The Australian Women’s National Football Team made history last week after gaining an equal pay deal.
The Australian Women’s national team has been a focus in women’s football over the last couple of years and have performed well in recent tournaments with them reaching the quarter-finals of the Women’s World Cup in three of the last four tournaments whereas the furthest their male counterparts have gone is Round of 16 in the tournament.
This a major moment in women’s football as they are the first to achieve equal pay and this will hopefully give inspiration to other International football teams around the world that they can attain something this big and it could be just right around the corner for them.

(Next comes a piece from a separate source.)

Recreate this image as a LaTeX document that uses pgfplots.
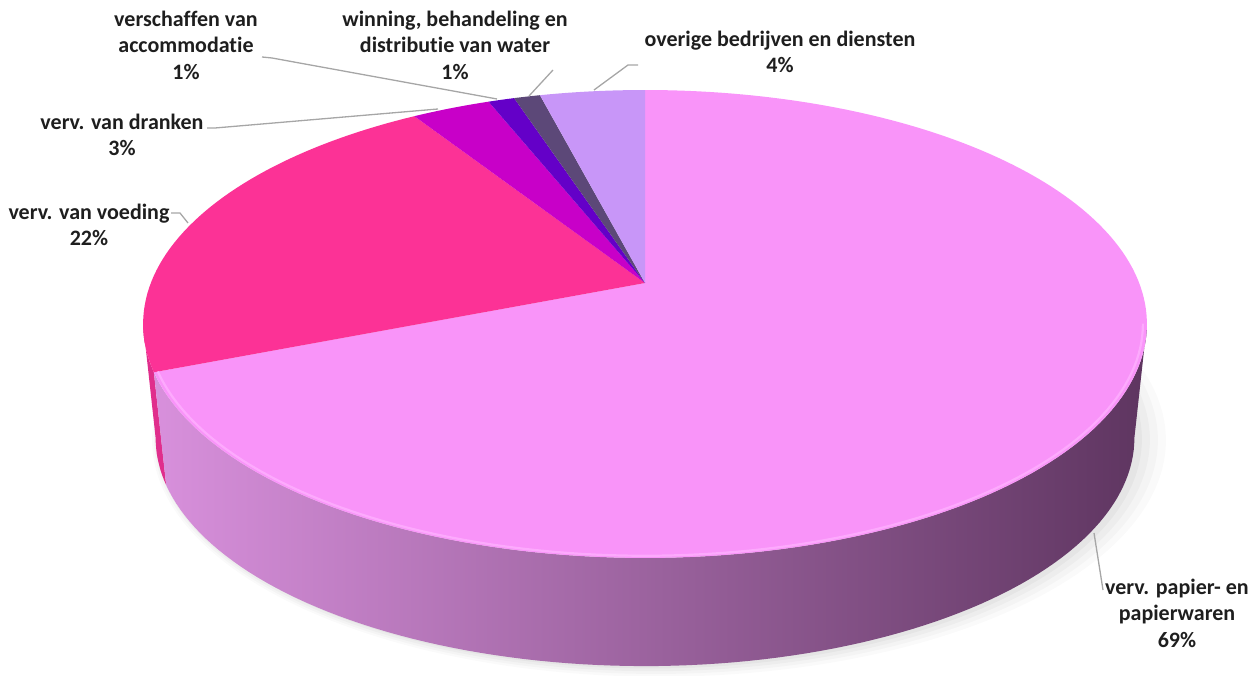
\documentclass[border=0pt]{standalone}
\usepackage{pgfplots}
\pgfplotsset{compat=1.18}
\usepackage{fontspec}
\setmainfont[Ligatures=NoCommon]{Carlito}

\definecolor{cPapier}{HTML}{F994F9}
\definecolor{cVoeding}{HTML}{FC3296}
\definecolor{cDranken}{HTML}{C800C8}
\definecolor{cAccom}{HTML}{6400C8}
\definecolor{cWater}{HTML}{5C4878}
\definecolor{cOverige}{HTML}{C896F8}
\definecolor{sideL}{HTML}{D890DC}
\definecolor{sideM}{HTML}{9C5CA0}
\definecolor{sideR}{HTML}{5E3560}
\definecolor{sideV}{HTML}{E02E8C}
\definecolor{rimP}{HTML}{FFB4FF}
\definecolor{leader}{HTML}{A6A6A6}
\definecolor{labeltext}{HTML}{1E1E1E}

% data (percent of total)
\def\vPapier{69}
\def\vVoeding{22}
\def\vDranken{3}
\def\vAccom{1}
\def\vWater{1}
\def\vOverige{4}

% geometry of the perspective pie (units = pixels of the reference)
\def\piek{0.1752}\def\pieA{494.2}\def\pieB{226.8}
\def\piecx{645}\def\piecy{392}
\def\pieD{115}\def\pieS{0.975}

% #1 macro, #2 start angle, #3 end angle, #4 scale, #5 dx, #6 dy
\newcommand\mkarc[6]{%
  \gdef#1{}%
  \pgfmathtruncatemacro\pieN{abs(#3-#2)/1.5+2}%
  \pgfmathsetmacro\pieStep{(#3-#2)/\pieN}%
  \foreach \ii in {0,...,\pieN}{%
    \pgfmathsetmacro\pieT{#2+\pieStep*\ii}%
    \pgfmathsetmacro\pieDen{1+\piek*cos(\pieT)}%
    \pgfmathsetmacro\pieX{\piecx+(#5)+(#4)*\pieA*sin(\pieT)/\pieDen}%
    \pgfmathsetmacro\pieY{\piecy+(#6)+(#4)*\pieB*cos(\pieT)/\pieDen}%
    \xdef#1{#1 (\pieX,\pieY)}%
  }%
}
\newcommand\topwedge[3]{%
  \mkarc\ptsW{#2}{#3}{1}{0}{0}%
  \edef\pieTmp{\noexpand\addplot[fill=#1, draw=none, forget plot] coordinates {(\piecx,\piecy)\ptsW};}%
  \pieTmp}
\newcommand\sidepiece[3]{%
  \mkarc\ptsT{#2}{#3}{1}{0}{0}%
  \mkarc\ptsB{#3}{#2}{\pieS}{0}{-\pieD}%
  \edef\pieTmp{\noexpand\addplot[#1, draw=none, forget plot] coordinates {\ptsT\ptsB};}%
  \pieTmp}
\newcommand\shadowlayer[3]{%
  \mkarc\ptsS{0}{360}{#1}{#2}{-\pieD-1}%
  \edef\pieTmp{\noexpand\addplot[fill=black, fill opacity=#3, draw=none, forget plot] coordinates {\ptsS};}%
  \pieTmp}

\begin{document}
\begin{tikzpicture}
\pgfmathsetmacro\aA{\vPapier*3.6}
\pgfmathsetmacro\aB{\aA+\vVoeding*3.6}
\pgfmathsetmacro\aC{\aB+\vDranken*3.6}
\pgfmathsetmacro\aD{\aC+\vAccom*3.6}
\pgfmathsetmacro\aE{\aD+\vWater*3.6}
\pgfmathsetmacro\aF{\aE+\vOverige*3.6}
\pgfmathsetmacro\tanR{acos(-\piek)}
\pgfmathsetmacro\tanL{360-\tanR}
\begin{axis}[at={(0,0)}, anchor=south west, width=626.5pt, height=337.5pt,
  scale only axis, xmin=0, xmax=1253, ymin=0, ymax=675, axis lines=none, clip=false]
  % soft shadow
  \shadowlayer{1.01}{14}{0.018}
  \shadowlayer{1.0}{11}{0.022}
  \shadowlayer{0.99}{8}{0.028}
  \shadowlayer{0.98}{5}{0.035}
  % sides
  \sidepiece{fill=sideV}{\aA}{\tanL}
  \sidepiece{left color=sideL, middle color=sideM, right color=sideR}{\tanR}{\aA}
  % top faces
  \topwedge{cPapier}{0}{\aA}
  \topwedge{cVoeding}{\aA}{\aB}
  \topwedge{cDranken}{\aB}{\aC}
  \topwedge{cAccom}{\aC}{\aD}
  \topwedge{cWater}{\aD}{\aE}
  \topwedge{cOverige}{\aE}{\aF}
  % rim highlight
  \mkarc\ptsH{\tanR}{\aA}{0.992}{0}{0}
  \edef\pieTmp{\noexpand\addplot[draw=rimP, line width=1.1pt, opacity=0.7, forget plot] coordinates {\ptsH};}\pieTmp
  % leader lines
  \addplot[leader, line width=0.65pt, forget plot] coordinates {(262,618) (272,617) (497,576)};
  \addplot[leader, line width=0.65pt, forget plot] coordinates {(207,547) (215,547) (438,566)};
  \addplot[leader, line width=0.65pt, forget plot] coordinates {(553,605) (529,579)};
  \addplot[leader, line width=0.65pt, forget plot] coordinates {(638,610) (628,610) (594,585)};
  \addplot[leader, line width=0.65pt, forget plot] coordinates {(171,462) (180,462) (188,452)};
  \addplot[leader, line width=0.65pt, forget plot] coordinates {(1094,142) (1103,85)};
  % labels
  \tikzset{lbl/.style={font=\fontsize{11}{13.3}\selectfont\bfseries, text=labeltext, align=center, inner sep=0pt}}
  \node[lbl] at (axis cs:186,630) {verschaffen van\\accommodatie\\1\%};
  \node[lbl] at (axis cs:455,630) {winning, behandeling en\\distributie van water\\1\%};
  \node[lbl] at (axis cs:780,623) {overige bedrijven en diensten\\4\%};
  \node[lbl] at (axis cs:122,540) {verv. van dranken\\3\%};
  \node[lbl] at (axis cs:89,450) {verv. van voeding\\22\%};
  \node[lbl] at (axis cs:1177,62) {verv. papier- en\\papierwaren\\69\%};
\end{axis}
\pgfresetboundingbox
\path[use as bounding box] (0,0) rectangle (626.5pt,337.5pt);
\end{tikzpicture}
\end{document}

Australia Women’s defender Alana Kennedy said “It’s been a long time coming and it’s well overdue” the Orlando Pride star was not the only Matilda to think this was a big step forward with Portland Thorns Ellie Carpenter saying “I think the other countries and federations will take a look at themselves and see if they can do that as well”

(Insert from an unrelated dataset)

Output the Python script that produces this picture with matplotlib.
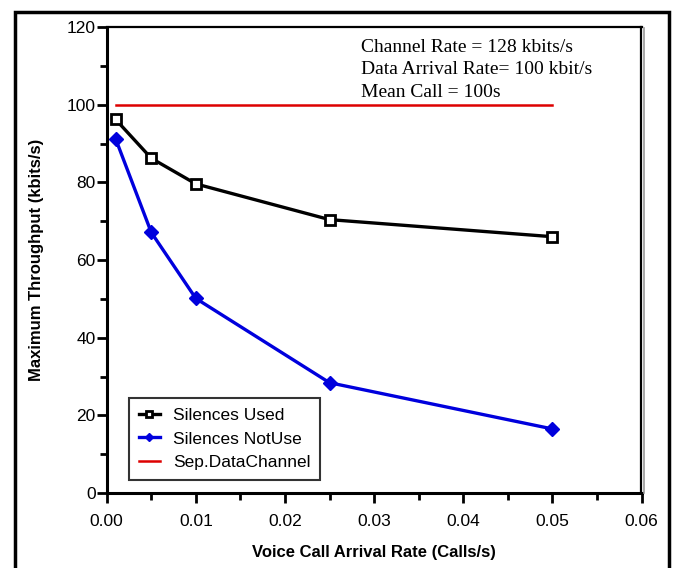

The Gender Pay Gap In Football
Australia is not the only team fighting for equal pay.
In March of this year, the USA Women’s National Team filed a gender discrimination lawsuit against U.S Soccer Federation alleging that their payment practices amount to federal discrimination by paying women less than men.
The lawsuit was filed by 28 players, they allege that they are paid less than their male counterparts simply because of their gender. Following on from their back to back World Cup wins and their increasingly growing popularity, they believe that these are contributing factors in their fight for equal pay.
U.S Soccer responded saying that the pay gap stems from “differences in aggregate revenue generated by the different teams and/or any other factor other than sex” and argued that they are “physically and functionally separate organisations”
You also have to look at the difference in competition prize money with 2018 Men’s World Cup having 400 million dollars available for their winner whereas the Women’s World Cup only had 30 million dollars in prize money available for their winners.
What Does This Mean For Australia?
Under the new deal, Australia’s top women’s players will now earn the same as the men’s top tier players. An increased share of prize money from certain competitions such as qualifying for a FIFA World Cup, they’ll now also be entitled to 40%, rising to 50%, if they reach the knockout rounds of the World Cup.
This does not stop the men from earning more prize money from the competition due to the Men’s World Cup rewards being much higher.
This is a major step in the women’s game that could prompt movement all around the world when it comes to female athletes and their sport. It was confirmed last week (insert link) that as part of a new four-year deal Collective Bargaining Agreement negotiated by Football Federation Australia and the Professional Footballers Association, the Matildas will share 24% of an ‘agreed aggregated” of both their and Socceroos generated revenue, increasing by 1% each year of the deal.
Women’s football is on the rise but momentous occasions like this prove just how far we still need to go in order for the game to be equal pay for equal play.